▸ **Exercise materials**
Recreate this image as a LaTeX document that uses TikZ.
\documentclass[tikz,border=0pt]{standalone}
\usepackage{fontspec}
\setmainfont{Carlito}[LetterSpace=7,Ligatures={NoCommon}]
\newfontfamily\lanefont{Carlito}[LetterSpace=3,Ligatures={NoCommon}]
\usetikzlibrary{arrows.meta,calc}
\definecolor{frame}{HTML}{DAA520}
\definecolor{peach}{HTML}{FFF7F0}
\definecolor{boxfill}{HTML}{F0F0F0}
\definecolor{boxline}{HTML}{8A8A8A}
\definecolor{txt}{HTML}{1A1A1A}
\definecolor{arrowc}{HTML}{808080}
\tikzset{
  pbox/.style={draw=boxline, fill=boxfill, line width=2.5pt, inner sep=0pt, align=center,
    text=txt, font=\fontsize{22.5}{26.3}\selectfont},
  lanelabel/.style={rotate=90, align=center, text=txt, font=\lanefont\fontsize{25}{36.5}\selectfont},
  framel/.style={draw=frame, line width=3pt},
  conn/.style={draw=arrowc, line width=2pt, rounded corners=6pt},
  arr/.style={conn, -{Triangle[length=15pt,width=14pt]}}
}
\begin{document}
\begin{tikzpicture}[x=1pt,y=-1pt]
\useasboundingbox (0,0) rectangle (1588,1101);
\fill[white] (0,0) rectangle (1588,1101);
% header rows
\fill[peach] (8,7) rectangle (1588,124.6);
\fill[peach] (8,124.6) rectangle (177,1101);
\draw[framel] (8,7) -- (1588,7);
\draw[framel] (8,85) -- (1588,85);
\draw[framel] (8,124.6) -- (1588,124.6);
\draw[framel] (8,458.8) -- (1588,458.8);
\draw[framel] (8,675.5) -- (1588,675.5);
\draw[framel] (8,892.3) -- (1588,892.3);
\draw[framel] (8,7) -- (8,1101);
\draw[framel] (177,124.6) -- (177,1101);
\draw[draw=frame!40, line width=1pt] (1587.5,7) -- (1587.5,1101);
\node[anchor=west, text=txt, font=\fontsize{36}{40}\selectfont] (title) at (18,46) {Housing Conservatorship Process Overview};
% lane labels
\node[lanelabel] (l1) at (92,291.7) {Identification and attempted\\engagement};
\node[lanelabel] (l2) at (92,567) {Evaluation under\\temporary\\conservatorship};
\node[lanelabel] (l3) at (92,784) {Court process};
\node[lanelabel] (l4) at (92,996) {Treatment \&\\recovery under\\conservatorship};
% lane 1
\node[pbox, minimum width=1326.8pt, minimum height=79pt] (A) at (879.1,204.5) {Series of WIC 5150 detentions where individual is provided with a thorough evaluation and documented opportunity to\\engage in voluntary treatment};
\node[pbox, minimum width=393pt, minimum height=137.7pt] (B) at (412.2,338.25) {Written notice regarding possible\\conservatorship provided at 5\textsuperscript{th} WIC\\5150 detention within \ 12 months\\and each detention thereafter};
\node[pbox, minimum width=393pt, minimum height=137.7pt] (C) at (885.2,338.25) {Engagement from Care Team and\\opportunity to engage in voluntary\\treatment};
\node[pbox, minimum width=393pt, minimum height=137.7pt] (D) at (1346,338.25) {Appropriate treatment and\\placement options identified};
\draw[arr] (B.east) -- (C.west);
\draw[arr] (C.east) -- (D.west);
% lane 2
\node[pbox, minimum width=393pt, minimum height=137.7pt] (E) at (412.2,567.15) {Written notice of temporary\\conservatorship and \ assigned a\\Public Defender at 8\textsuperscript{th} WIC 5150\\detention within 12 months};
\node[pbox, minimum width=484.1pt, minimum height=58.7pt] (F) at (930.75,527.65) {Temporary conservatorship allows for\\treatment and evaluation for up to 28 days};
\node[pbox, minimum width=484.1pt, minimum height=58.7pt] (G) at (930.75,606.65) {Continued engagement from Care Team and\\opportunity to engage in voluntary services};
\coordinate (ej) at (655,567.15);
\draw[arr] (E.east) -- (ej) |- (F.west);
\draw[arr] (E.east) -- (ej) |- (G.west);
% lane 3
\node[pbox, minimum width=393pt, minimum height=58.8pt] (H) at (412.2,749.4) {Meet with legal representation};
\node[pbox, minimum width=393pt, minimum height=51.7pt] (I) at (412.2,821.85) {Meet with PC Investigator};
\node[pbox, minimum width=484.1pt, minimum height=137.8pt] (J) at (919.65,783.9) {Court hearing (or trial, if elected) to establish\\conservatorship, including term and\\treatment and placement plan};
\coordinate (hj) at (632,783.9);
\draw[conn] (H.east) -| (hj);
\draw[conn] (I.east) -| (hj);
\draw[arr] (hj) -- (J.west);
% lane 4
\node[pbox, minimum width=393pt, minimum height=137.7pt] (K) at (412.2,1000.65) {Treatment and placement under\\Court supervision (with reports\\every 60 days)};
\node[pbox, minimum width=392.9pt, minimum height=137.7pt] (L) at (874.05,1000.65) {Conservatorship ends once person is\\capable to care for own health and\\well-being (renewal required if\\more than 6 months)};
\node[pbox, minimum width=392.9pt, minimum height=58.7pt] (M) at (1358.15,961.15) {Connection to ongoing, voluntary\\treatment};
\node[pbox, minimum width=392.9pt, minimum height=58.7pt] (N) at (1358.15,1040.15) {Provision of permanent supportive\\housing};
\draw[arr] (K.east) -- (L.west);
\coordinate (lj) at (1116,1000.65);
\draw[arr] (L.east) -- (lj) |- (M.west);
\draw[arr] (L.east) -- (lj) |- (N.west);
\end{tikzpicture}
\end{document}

--

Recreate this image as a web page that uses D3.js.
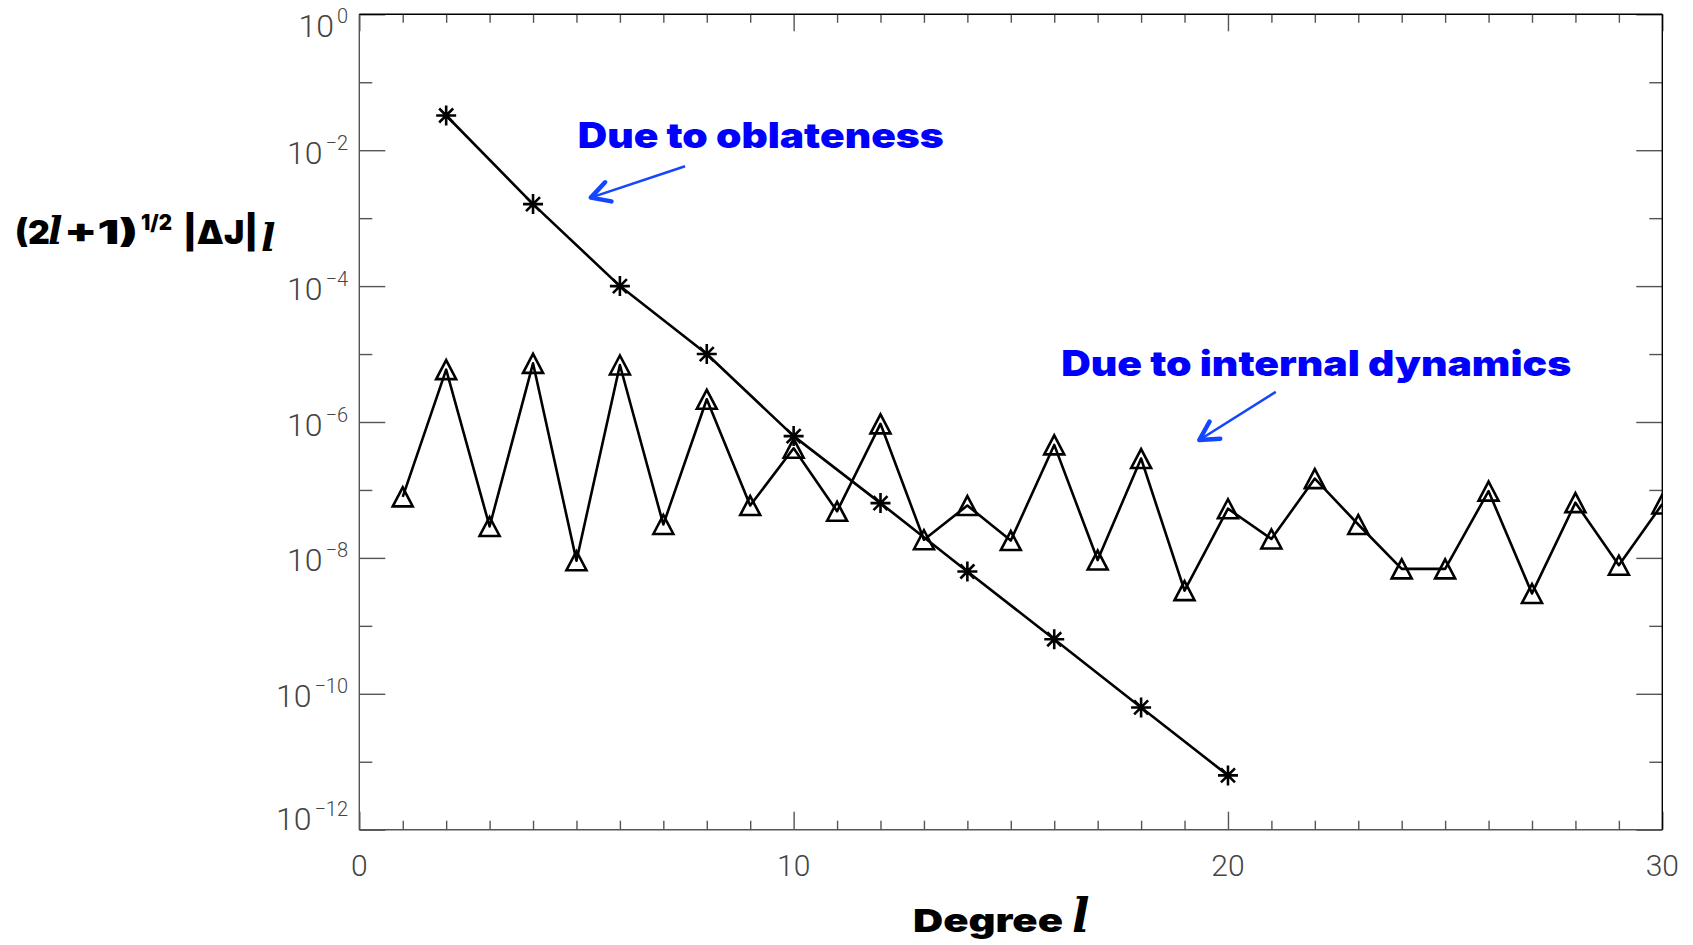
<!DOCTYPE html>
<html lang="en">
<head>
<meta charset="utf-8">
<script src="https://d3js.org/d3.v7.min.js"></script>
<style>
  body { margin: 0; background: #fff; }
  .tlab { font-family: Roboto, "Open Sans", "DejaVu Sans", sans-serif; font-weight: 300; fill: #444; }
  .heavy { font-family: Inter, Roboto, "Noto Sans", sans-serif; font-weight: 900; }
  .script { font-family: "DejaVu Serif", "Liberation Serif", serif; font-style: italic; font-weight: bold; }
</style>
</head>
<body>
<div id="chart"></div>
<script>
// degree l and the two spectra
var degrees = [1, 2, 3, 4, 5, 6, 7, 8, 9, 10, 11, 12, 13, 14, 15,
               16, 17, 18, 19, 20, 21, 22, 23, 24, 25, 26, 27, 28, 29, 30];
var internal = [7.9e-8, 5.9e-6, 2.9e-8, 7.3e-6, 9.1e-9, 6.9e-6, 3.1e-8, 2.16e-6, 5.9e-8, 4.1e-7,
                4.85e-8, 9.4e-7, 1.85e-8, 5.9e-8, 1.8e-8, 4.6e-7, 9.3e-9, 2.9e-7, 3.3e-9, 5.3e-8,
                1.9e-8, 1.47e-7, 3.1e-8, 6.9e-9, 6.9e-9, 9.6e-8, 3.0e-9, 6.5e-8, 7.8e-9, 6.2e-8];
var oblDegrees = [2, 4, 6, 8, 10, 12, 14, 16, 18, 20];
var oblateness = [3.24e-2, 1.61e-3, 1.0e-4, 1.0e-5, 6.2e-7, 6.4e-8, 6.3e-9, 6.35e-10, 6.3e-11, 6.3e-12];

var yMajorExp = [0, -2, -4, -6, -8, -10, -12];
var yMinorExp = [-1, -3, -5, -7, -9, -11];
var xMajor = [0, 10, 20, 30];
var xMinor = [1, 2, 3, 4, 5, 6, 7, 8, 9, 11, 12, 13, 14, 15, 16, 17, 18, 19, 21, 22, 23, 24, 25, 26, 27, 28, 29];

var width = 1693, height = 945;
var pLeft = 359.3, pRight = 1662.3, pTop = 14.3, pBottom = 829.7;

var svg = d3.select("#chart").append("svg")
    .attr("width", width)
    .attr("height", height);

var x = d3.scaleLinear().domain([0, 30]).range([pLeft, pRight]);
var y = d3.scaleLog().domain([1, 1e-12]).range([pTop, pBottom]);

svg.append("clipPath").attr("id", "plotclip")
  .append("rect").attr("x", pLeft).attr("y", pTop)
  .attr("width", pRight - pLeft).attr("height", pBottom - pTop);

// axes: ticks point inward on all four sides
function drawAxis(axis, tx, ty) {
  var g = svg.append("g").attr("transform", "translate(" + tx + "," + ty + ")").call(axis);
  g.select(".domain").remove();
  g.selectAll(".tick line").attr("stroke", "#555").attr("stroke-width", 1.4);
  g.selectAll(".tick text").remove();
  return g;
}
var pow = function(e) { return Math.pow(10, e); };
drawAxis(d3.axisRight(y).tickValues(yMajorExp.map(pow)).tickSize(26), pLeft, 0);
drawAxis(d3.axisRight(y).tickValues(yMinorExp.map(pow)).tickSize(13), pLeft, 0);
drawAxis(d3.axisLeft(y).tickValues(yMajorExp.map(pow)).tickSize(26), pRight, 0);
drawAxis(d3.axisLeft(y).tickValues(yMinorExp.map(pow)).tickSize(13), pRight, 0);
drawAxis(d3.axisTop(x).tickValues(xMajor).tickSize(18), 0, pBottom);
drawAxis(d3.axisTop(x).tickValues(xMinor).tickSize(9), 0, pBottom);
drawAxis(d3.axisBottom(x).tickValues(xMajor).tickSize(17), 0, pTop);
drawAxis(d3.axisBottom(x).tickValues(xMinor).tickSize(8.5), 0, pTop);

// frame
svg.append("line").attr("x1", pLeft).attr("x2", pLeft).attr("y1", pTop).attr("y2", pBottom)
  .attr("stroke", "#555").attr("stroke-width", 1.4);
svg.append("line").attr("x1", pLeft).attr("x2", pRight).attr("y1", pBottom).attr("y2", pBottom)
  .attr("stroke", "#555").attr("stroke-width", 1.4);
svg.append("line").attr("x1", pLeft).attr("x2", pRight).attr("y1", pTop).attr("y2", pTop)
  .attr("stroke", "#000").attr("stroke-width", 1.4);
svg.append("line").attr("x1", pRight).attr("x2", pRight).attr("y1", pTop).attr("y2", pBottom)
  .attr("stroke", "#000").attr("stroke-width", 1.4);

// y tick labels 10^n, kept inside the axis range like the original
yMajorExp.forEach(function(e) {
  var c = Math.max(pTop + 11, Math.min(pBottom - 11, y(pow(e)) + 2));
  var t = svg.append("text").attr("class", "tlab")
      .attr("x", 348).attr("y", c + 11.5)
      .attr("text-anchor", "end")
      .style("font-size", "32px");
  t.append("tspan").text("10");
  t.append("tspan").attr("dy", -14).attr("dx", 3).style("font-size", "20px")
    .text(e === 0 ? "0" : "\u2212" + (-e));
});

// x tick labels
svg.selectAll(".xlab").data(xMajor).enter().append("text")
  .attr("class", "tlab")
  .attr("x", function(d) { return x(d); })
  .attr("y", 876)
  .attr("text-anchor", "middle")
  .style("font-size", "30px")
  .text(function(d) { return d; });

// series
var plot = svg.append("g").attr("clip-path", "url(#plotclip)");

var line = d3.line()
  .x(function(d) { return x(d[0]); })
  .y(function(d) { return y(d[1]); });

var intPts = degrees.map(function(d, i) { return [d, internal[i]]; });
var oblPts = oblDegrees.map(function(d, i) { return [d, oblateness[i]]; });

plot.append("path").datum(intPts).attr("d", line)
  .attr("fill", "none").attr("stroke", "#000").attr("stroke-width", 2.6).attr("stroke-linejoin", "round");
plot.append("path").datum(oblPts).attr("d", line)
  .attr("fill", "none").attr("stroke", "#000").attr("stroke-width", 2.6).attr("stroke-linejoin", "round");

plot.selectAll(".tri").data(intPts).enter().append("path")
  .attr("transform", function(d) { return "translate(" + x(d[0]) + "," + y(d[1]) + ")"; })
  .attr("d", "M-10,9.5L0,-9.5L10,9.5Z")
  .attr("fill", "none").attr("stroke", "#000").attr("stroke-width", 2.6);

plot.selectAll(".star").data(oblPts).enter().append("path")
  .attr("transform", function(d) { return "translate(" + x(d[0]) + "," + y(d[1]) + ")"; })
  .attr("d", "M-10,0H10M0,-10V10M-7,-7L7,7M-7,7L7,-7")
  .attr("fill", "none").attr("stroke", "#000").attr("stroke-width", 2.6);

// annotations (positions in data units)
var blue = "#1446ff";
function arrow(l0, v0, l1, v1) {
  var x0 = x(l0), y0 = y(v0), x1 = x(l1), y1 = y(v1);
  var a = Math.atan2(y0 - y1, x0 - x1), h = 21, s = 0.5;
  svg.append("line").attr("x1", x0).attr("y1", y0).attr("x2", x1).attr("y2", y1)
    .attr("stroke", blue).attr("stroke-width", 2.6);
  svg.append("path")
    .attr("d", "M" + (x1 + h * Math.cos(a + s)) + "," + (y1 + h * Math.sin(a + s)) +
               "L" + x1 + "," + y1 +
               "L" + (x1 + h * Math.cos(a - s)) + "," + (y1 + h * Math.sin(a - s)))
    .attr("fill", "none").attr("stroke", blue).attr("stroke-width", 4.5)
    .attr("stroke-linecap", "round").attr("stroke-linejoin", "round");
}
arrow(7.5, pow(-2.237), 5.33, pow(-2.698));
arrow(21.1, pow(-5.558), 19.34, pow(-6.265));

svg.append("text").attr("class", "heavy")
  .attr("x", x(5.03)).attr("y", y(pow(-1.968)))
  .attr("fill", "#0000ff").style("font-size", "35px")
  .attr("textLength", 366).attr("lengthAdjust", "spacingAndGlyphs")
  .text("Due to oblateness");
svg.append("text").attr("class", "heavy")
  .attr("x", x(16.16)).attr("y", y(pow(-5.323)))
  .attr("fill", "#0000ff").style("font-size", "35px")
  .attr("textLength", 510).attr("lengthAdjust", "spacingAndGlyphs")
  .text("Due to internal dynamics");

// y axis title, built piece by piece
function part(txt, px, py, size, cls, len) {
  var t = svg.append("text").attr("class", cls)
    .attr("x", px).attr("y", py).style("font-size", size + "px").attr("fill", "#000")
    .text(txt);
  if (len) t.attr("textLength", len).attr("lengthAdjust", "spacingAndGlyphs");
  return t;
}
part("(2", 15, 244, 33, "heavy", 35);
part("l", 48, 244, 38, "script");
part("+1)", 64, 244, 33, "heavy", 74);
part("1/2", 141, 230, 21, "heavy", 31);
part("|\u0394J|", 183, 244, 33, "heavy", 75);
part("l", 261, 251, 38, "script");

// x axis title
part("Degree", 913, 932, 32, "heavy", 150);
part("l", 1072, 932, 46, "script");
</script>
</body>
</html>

▸ **Task instructions**
Begin at the line containing "Recreate this image as a web", end at the line containing "var y = d3.scaleLog().domain([1, 1e-12]).range([pTop, pBottom]);", and copy those lines word for word, both included. Skip pictures.

▸ **Result of this exercise**
Recreate this image as a web page that uses D3.js.
<!DOCTYPE html>
<html lang="en">
<head>
<meta charset="utf-8">
<script src="https://d3js.org/d3.v7.min.js"></script>
<style>
  body { margin: 0; background: #fff; }
  .tlab { font-family: Roboto, "Open Sans", "DejaVu Sans", sans-serif; font-weight: 300; fill: #444; }
  .heavy { font-family: Inter, Roboto, "Noto Sans", sans-serif; font-weight: 900; }
  .script { font-family: "DejaVu Serif", "Liberation Serif", serif; font-style: italic; font-weight: bold; }
</style>
</head>
<body>
<div id="chart"></div>
<script>
// degree l and the two spectra
var degrees = [1, 2, 3, 4, 5, 6, 7, 8, 9, 10, 11, 12, 13, 14, 15,
               16, 17, 18, 19, 20, 21, 22, 23, 24, 25, 26, 27, 28, 29, 30];
var internal = [7.9e-8, 5.9e-6, 2.9e-8, 7.3e-6, 9.1e-9, 6.9e-6, 3.1e-8, 2.16e-6, 5.9e-8, 4.1e-7,
                4.85e-8, 9.4e-7, 1.85e-8, 5.9e-8, 1.8e-8, 4.6e-7, 9.3e-9, 2.9e-7, 3.3e-9, 5.3e-8,
                1.9e-8, 1.47e-7, 3.1e-8, 6.9e-9, 6.9e-9, 9.6e-8, 3.0e-9, 6.5e-8, 7.8e-9, 6.2e-8];
var oblDegrees = [2, 4, 6, 8, 10, 12, 14, 16, 18, 20];
var oblateness = [3.24e-2, 1.61e-3, 1.0e-4, 1.0e-5, 6.2e-7, 6.4e-8, 6.3e-9, 6.35e-10, 6.3e-11, 6.3e-12];

var yMajorExp = [0, -2, -4, -6, -8, -10, -12];
var yMinorExp = [-1, -3, -5, -7, -9, -11];
var xMajor = [0, 10, 20, 30];
var xMinor = [1, 2, 3, 4, 5, 6, 7, 8, 9, 11, 12, 13, 14, 15, 16, 17, 18, 19, 21, 22, 23, 24, 25, 26, 27, 28, 29];

var width = 1693, height = 945;
var pLeft = 359.3, pRight = 1662.3, pTop = 14.3, pBottom = 829.7;

var svg = d3.select("#chart").append("svg")
    .attr("width", width)
    .attr("height", height);

var x = d3.scaleLinear().domain([0, 30]).range([pLeft, pRight]);
var y = d3.scaleLog().domain([1, 1e-12]).range([pTop, pBottom]);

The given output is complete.